Professors honoured with Prize for Excellence in Research
November 4, 2013
By Rosie Hales, Communications Officer
Five faculty members will be presented with the university’s Prize for Excellence in Research at this year’s fall convocation ceremonies, marking the first time that there have been more than two recipients of the Prize.
Rick Birtwhistle (Family Medicine, Community Health and Epidemiology), John Burge (School of Music), Troy Day (Mathematics and Statistics, Biology), George Lovell (Geography), and Kerry Rowe (Civil Engineering) will receive the prizes that reward major contributions for their impact and performance at Queen’s.
“We received numerous competitive nominations, so I am thrilled that with our newly implemented award structure, we were able to award five prizes, instead of only two, in a broad range of academic pursuits,” says Steven Liss, Vice Principal (Research). “The breadth and depth of our scholarly community and the first slate of award winners is an indication of the excellence represented in our community.”
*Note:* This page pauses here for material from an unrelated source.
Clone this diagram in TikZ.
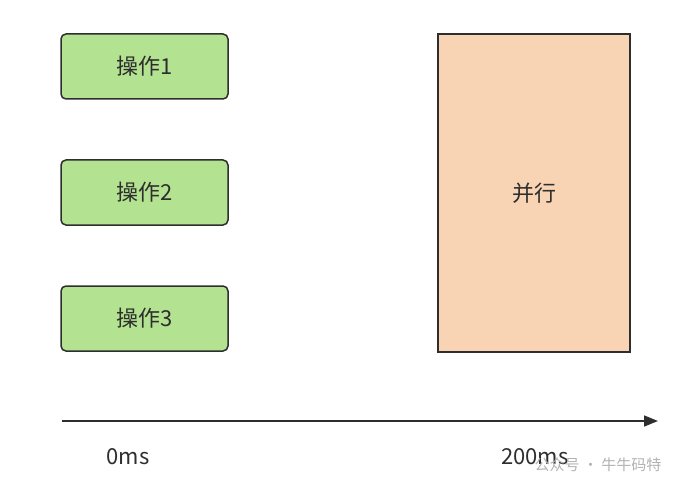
\documentclass[tikz,border=0pt]{standalone}
\usepackage{fontspec}
\setmainfont{Noto Sans CJK SC}
\usetikzlibrary{arrows.meta}
\definecolor{gfill}{HTML}{B3E291}
\definecolor{ofill}{HTML}{F8D4B4}
\definecolor{ln}{HTML}{2E2E2E}
\tikzset{
 op/.style={draw=ln,line width=1.5pt,fill=gfill,rounded corners=5pt,minimum width=167pt,minimum height=65pt,font=\fontsize{22}{26}\selectfont,text=ln},
 par/.style={draw=ln,line width=1.5pt,fill=ofill,minimum width=192pt,minimum height=318pt,font=\fontsize{22}{26}\selectfont,text=ln},
 lbl/.style={font=\fontsize{22}{26}\selectfont,text=ln},
}
\begin{document}
\begin{tikzpicture}[x=1pt,y=-1pt]
\useasboundingbox (0,0) rectangle (700,494);
\node[op] (o1) at (144.5,66.5) {操作1};
\node[op] (o2) at (144.5,192.5) {操作2};
\node[op] (o3) at (144.5,318.5) {操作3};
\node[par] (p) at (534,193) {并行};
\coordinate (a0) at (62,421);
\coordinate (a1) at (658,421);
\draw[ln,line width=1.5pt,-{Triangle[length=14pt,width=11pt]}] (a0) -- (a1);
\node[lbl] (t0) at (128,457) {0ms};
\node[lbl] (t1) at (535,457) {200ms};
\node[font=\fontsize{15}{17}\selectfont,text=gray!60] (wm) at (598,465) {公众号 · 牛牛码特};
\end{tikzpicture}
\end{document}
Dr. Birtwhistle was awarded the Prize for his work creating the Canadian Primary Care Sentinel Surveillance Network, Canada’s first multi-disease primary care electronic record surveillance system. The network has helped advance patient care and chronic disease management and will help encourage innovation and excellence in primary health care research across Canada.
For Dr. Burge, the Prize for Excellence in Research signifies the synergy between research and creative activity. He is recognized both nationally and internationally for his musical output for vocals and instruments. Since 1987, 120 works composed by Dr. Burge have been premiered and he has been teaching in the Queen’s School of Music for over 25 years.
Dr. Day, generally agreed to be the leading theoretician in the field of evolutionary epidemiology, is currently one of three chief editors of The American Naturalist and has co-written two textbooks: one on mathematical modeling and one a revision for life science students of a major calculus text. Dr. Day’s work is particularly important as his research uses mathematics to understand and predict the selective response of pathogens to public health interventions.
Dr. Lovell is an intrepid field researcher who is considered one of the leading authorities on the indigenous Maya people, their experiences under colonialism and their cultural survival. He is a winner of the prestigious Killam Research Fellowship, and has published 10 books and more than 100 articles on his field of research.
Before holding the Canada Research Chair in Geotechnical and Geoenvironmental Engineering, Dr. Rowe served 10 years as Vice Principal (Research) at Queen’s. He is a Killam Fellow and has written 290 journal papers, 3 books, 18 book chapters and more than 280 full conference papers. Dr. Rowe recently had a lecture named after him by the International Society for Soil Mechanics and Geotechnical Engineering and is a fellow of the Royal Society of Canada and the Royal Society in the United Kingdom.
The Prizes for Excellence in Research are awarded annually to outstanding Queen’s researchers Recipients must give public lectures within 6 months of the announcement of the Prize.